Another transition is set for Adriana and Morgan, made from sections of the phrase Frances just danced. Then a section for Mary. I smile at her as she listens to the music to which she is about to dance. “You’ve given me the dinky phrase again!” she laughs. Mary is a tiny redhead, and the day before I had set a step for her that she decided she had to do on “the dinky phrase,” laughing that small dancers always dance to the dinky phrase. Hearing the next phrase that comes up in the music, an eccentric little waltz in a high register, I know she has to dance it, as a private joke between us. The phrase, a balloné followed by a pas de bourree and a chassé en tournant is interesting as the timing mutates slightly as we do it, on the first few attempts, the chassé begins the phrase, as I demonstrate it again, the balloné more naturally accents the opening of the phrase. It’s almost like watching an oddly shaped piece of a puzzle rotate and wiggle into the correct spot.
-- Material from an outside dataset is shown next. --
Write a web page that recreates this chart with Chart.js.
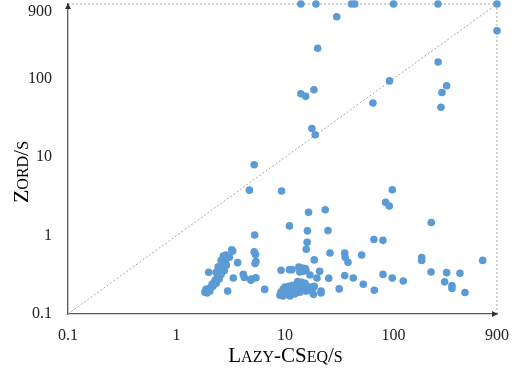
<!DOCTYPE html>
<html>
<head>
<meta charset="utf-8">
<script src="https://cdn.jsdelivr.net/npm/chart.js@4"></script>
<style>
  html, body { margin: 0; padding: 0; background: #fff; }
  #wrap { width: 516px; height: 370px; }
</style>
</head>
<body>
<div id="wrap"><canvas id="scatter"></canvas></div>
<script>
// run time per benchmark in seconds (900 = timeout)
const lazyCSeq = [
  14, 19.3, 41, 44, 100, 257, 900, 30, 900, 20,
  258, 92, 309, 18.5, 280, 14, 15.5, 64.7, 274, 17.7,
  19, 5.2, 4.7, 9.3, 97.5, 84.7, 91.5, 16.5, 23.5, 11,
  223, 16.1, 24.9, 5.25, 66, 80, 16, 15.7, 26, 5.2,
  5.35, 35.5, 35.9, 38.1, 50.9, 18.6, 5.4, 5.3, 182, 182,
  664, 9.2, 222, 309, 410, 20.9, 17, 35.5, 80, 4.9,
  5.4, 25.3, 42.6, 97.5, 123, 19.7, 296, 346, 346, 456,
  52.7, 66.5, 31.6, 6.5, 18.6, 21.5, 21.5, 18.3, 18.3,
  11, 11.6, 13.4, 14.4, 15.4, 13.7, 14.7, 15.6,
  3.23, 3.3, 2.7, 2.86, 3.07, 3.66, 1.98, 3.34, 2.96, 4.13, 4.22, 4.85,
  1.83, 1.87, 1.95, 1.99, 2.08, 2.13, 2.17, 2.22, 2.27, 2.32,
  2.37, 2.42, 2.47, 2.47, 2.53, 2.58, 2.58, 2.63, 2.7, 2.7,
  2.76, 2.82, 2.88, 2.58, 2.42, 2.32, 2.76, 2.88, 2.03, 1.91,
  9, 9.2, 9.6, 10, 10.4, 10.9, 11.3, 11.8, 12.1, 12.6,
  12.9, 13.4, 13.7, 14, 14.7, 15, 15.6, 16, 16.8, 17.2,
  10.2, 11.1, 12.3, 9.6, 13.1, 14.3, 15.3
];
const zord = [
  900, 900, 900, 900, 900, 900, 900, 620, 409, 245,
  164, 94, 81.5, 72.6, 67, 64.6, 59.7, 49.1, 43.3, 23.2,
  19.3, 8, 3.8, 3.7, 3.84, 2.65, 2.39, 1.98, 2.14, 1.33,
  1.47, 1.15, 1.16, 1.02, 0.89, 0.87, 0.82, 0.67, 0.6, 0.62,
  0.576, 0.6, 0.53, 0.456, 0.565, 0.49, 0.466, 0.44, 0.524, 0.483,
  0.483, 0.361, 0.344, 0.337, 0.331, 0.35, 0.315, 0.309, 0.32, 0.28,
  0.29, 0.286, 0.288, 0.288, 0.264, 0.288, 0.257, 0.231, 0.212, 0.188,
  0.24, 0.201, 0.209, 0.206, 0.226, 0.196, 0.185, 0.178, 0.218,
  0.368, 0.368, 0.398, 0.386, 0.38, 0.344, 0.35, 0.36,
  0.66, 0.634, 0.548, 0.565, 0.53, 0.452, 0.34, 0.288, 0.196, 0.32, 0.292, 0.27,
  0.19, 0.206, 0.196, 0.21, 0.22, 0.24, 0.226, 0.254, 0.27, 0.247,
  0.286, 0.303, 0.28, 0.33, 0.36, 0.32, 0.39, 0.43, 0.38, 0.47,
  0.51, 0.455, 0.54, 0.48, 0.4, 0.34, 0.36, 0.42, 0.196, 0.185,
  0.174, 0.19, 0.206, 0.22, 0.2, 0.226, 0.21, 0.233, 0.196, 0.21,
  0.24, 0.22, 0.19, 0.24, 0.206, 0.226, 0.196, 0.21, 0.2, 0.22,
  0.18, 0.17, 0.18, 0.17, 0.26, 0.254, 0.247
];
const tickValues = [0.1, 1, 10, 100, 900];
const axisMin = 0.1;
const axisMax = 900;

const points = lazyCSeq.map((x, i) => ({ x: x, y: zord[i] }));

const fontFamily = '"Liberation Serif", "DejaVu Serif", serif';
const axisColor = '#595959';
const dotted = '#a6a6a6';

// draws text like "Lazy-CSeq/s" in small caps
function smallCaps(ctx, text, x, y, size) {
  const small = Math.round(size * 0.74);
  const parts = [];
  let total = 0;
  for (const ch of text) {
    const isLower = ch !== ch.toUpperCase();
    const s = isLower ? small : size;
    ctx.font = s + 'px ' + fontFamily;
    const c = ch.toUpperCase();
    const w = ctx.measureText(c).width;
    parts.push({ c, s, w });
    total += w;
  }
  let cx = x - total / 2;
  parts.forEach(p => {
    ctx.font = p.s + 'px ' + fontFamily;
    ctx.fillText(p.c, cx, y);
    cx += p.w;
  });
}

// axis titles and arrow heads
const extras = {
  id: 'extras',
  afterDraw(chart) {
    const ctx = chart.ctx;
    const area = chart.chartArea;
    ctx.save();
    ctx.fillStyle = '#000';
    ctx.textAlign = 'left';
    ctx.textBaseline = 'alphabetic';
    smallCaps(ctx, 'Lazy-CSeq/s', (area.left + area.right) / 2 + 3, 362, 21);
    ctx.translate(28, 172);
    ctx.rotate(-Math.PI / 2);
    smallCaps(ctx, 'Zord/s', 0, 0, 22);
    ctx.restore();

    ctx.save();
    ctx.fillStyle = '#333';
    ctx.beginPath();
    ctx.moveTo(area.left, area.top - 1);
    ctx.lineTo(area.left - 3, area.top + 5);
    ctx.lineTo(area.left + 3, area.top + 5);
    ctx.closePath();
    ctx.fill();
    ctx.beginPath();
    ctx.moveTo(area.right + 1, area.bottom);
    ctx.lineTo(area.right - 5, area.bottom - 3);
    ctx.lineTo(area.right - 5, area.bottom + 3);
    ctx.closePath();
    ctx.fill();
    ctx.restore();
  }
};

function fixTicks(scale) {
  scale.ticks = tickValues.map(v => ({ value: v }));
}

const ctx = document.getElementById('scatter').getContext('2d');
new Chart(ctx, {
  type: 'scatter',
  data: {
    datasets: [
      {
        data: points,
        backgroundColor: '#5b9bd5',
        borderColor: '#5b9bd5',
        borderWidth: 0,
        pointRadius: 3.8,
        clip: false
      },
      {
        type: 'line',
        data: [{ x: axisMin, y: axisMin }, { x: axisMax, y: axisMax }],
        borderColor: dotted,
        borderWidth: 1,
        borderDash: [2, 2],
        pointRadius: 0
      },
      {
        type: 'line',
        data: [{ x: axisMin, y: axisMax }, { x: axisMax, y: axisMax }],
        borderColor: dotted,
        borderWidth: 1,
        borderDash: [2, 2],
        pointRadius: 0,
        clip: false
      },
      {
        type: 'line',
        data: [{ x: axisMax, y: axisMin }, { x: axisMax, y: axisMax }],
        borderColor: dotted,
        borderWidth: 1,
        borderDash: [2, 2],
        pointRadius: 0,
        clip: false
      }
    ]
  },
  options: {
    responsive: true,
    maintainAspectRatio: false,
    animation: false,
    layout: { padding: { top: 2, right: 19, left: 0, bottom: 0 } },
    plugins: {
      legend: { display: false },
      tooltip: { enabled: false }
    },
    scales: {
      x: {
        type: 'logarithmic',
        min: axisMin,
        max: axisMax,
        afterBuildTicks: fixTicks,
        afterFit(scale) {
          scale.height = 56;
          scale.paddingLeft = 0;
          scale.paddingRight = 0;
        },
        grid: { display: false, drawTicks: false },
        border: { display: true, color: axisColor, width: 1.3 },
        ticks: {
          padding: 12,
          maxRotation: 0,
          autoSkip: false,
          color: '#222',
          font: { family: fontFamily, size: 16 },
          callback: v => String(v)
        }
      },
      y: {
        type: 'logarithmic',
        min: axisMin,
        max: axisMax,
        afterBuildTicks: fixTicks,
        afterFit(scale) {
          scale.width = 68;
          scale.paddingTop = 0;
          scale.paddingBottom = 0;
        },
        grid: { display: false, drawTicks: false },
        border: { display: true, color: axisColor, width: 1.3 },
        ticks: {
          padding: 16,
          autoSkip: false,
          color: '#222',
          font: { family: fontFamily, size: 16, lineHeight: 1.0 },
          // top label sits just below the edge, like the original
          callback: v => v === axisMax ? ['', String(v)] : String(v)
        }
      }
    }
  },
  plugins: [extras]
});
</script>
</body>
</html>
Mary was laughingly chided by another director “You’re not a dancer, you’re an actress masquerading as a dancer.” Mary is actually a rather nice dancer, and thoroughly ballet trained, but unlike many ballet dancers, she needs to approach repertory theatrically rather than technically. The advantage to this for me is that it helps me to clarify what I’m thinking and what the dance is doing, because she needs and wants to know. I ask the dancers to show me what we’ve done up to this point, so I can see what it is. As they do it, the dance’s qualities become more fully formed, like shapes emerging out of a mist. “You’re not dancing with each other. You’re each dancing with an imaginary partner.” I instruct them. I had made a phrase with an imaginary partner in June, and that had been the original impetus of the dance. I had such trouble with the men I had worked with last year that I decided to do a piece without men, that the partners would be imaginary. Even with that conceit, I hadn’t realized that it would be the controlling impetus of the atmosphere of the piece, a sort of tenuous connection with reality and the fantastic. When watching the first five minutes of the work, I knew that that idea would be brought to the fore and others discarded. We have just less than six minutes completed when we break for the weekend.